Health Watch: CardioMEMS Keep Patients Healthy!

Margot Kim Image
Thursday, September 26, 2019
Health Watch: CardioMEMS Keep Patients Healthy!
New research shows the system is saving lives and millions of dollars in healthcare costs.

NEW YORK CITY (KFSN) -- Six million adult Americans have heart failure: a condition where the heart can't circulate blood as well as it should. For some patients, an implantable device called CardioMEMS has been an option for doctors to keep a close eye on the pressures inside a patient's heart. And new research shows the system is saving lives and millions of dollars in healthcare costs.

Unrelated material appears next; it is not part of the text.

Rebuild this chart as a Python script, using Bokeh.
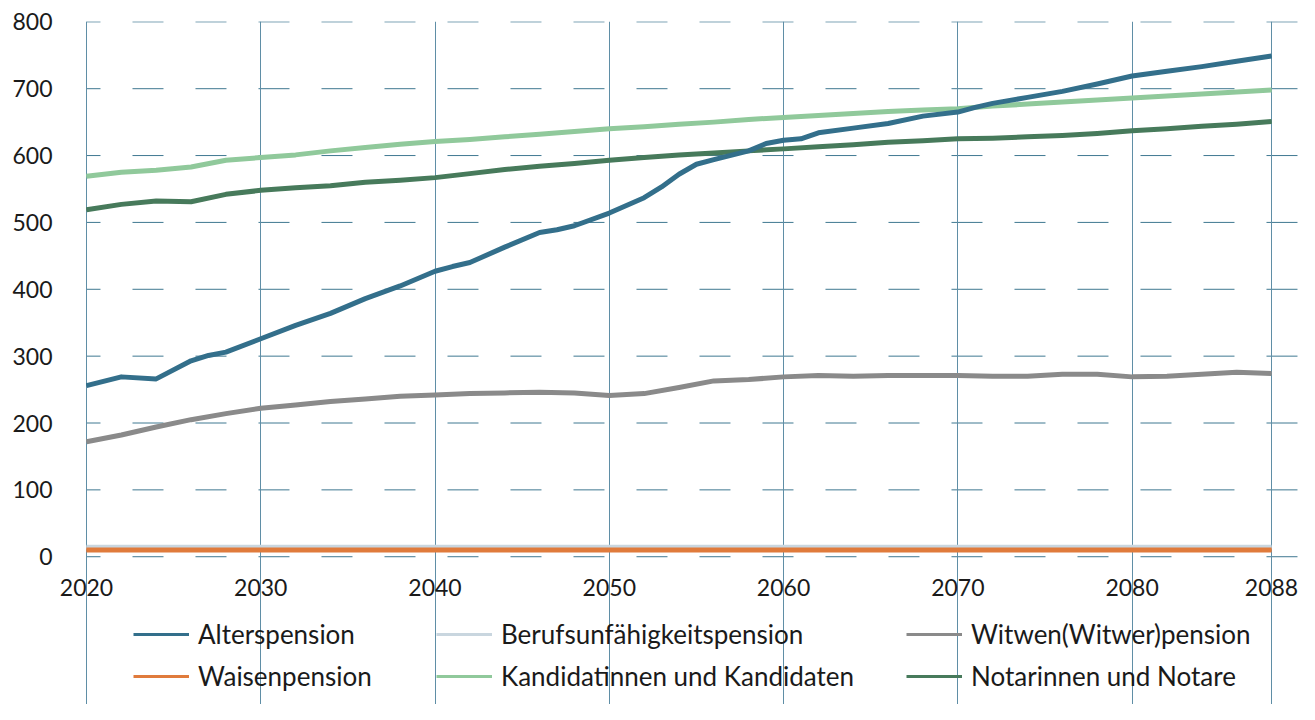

Dorris Jenkins has been living with heart failure for the past two years.

Jenkins said, "It's like your heart is going like this, and you can't breathe."

Jenkins spent a full month in the hospital. Then for the next year, she was readmitted almost every two weeks.

Sumeet Mitter, MD, Advanced Heart Failure and Transplant Cardiologist at Mount Sinai Hospital, New York felt Jenkins would be a good candidate for cardioMEMS. Doctors thread a catheter through a leg vein and deploy the device near the heart. Every morning, patients lie on a special pillow like this which transmits the readings to their cardiologist's smart phone.

Dr. Mitter said, "If she's having a bad day I can log in and see, hey are her pressures going up."

That way, Dr. Mitter can adjust her medication immediately. Jenkins says the monitoring system also discourages her from eating salty foods.

Jenkins explained, "He said, 'you know Ms. Jenkins if you eat a bag of potato chips today, I'll know tomorrow' and I said, 'yeah right'! Sure enough. You eat a bag of potato chips today he will know in the morning."

Researchers studied 1,200 Medicare patients, and found a 58 percent reduction in hospitalizations one year after implant, and a reduction in costs of more than $13,000 per patient. Doctors say the monitoring system has kept Jenkins on track.

Dr. Mitter said, "Since February 2018 after the implant she has not been admitted to the hospital once."

The results of an FDA post- approval study presented at the American College of Cardiology sessions in March showed that patients were almost 100 percent free from complications related to the device. The device was first FDA-approved in May 2014. Researchers say obese patients, and those who live far from a hospital would also be likely to benefit from the implant.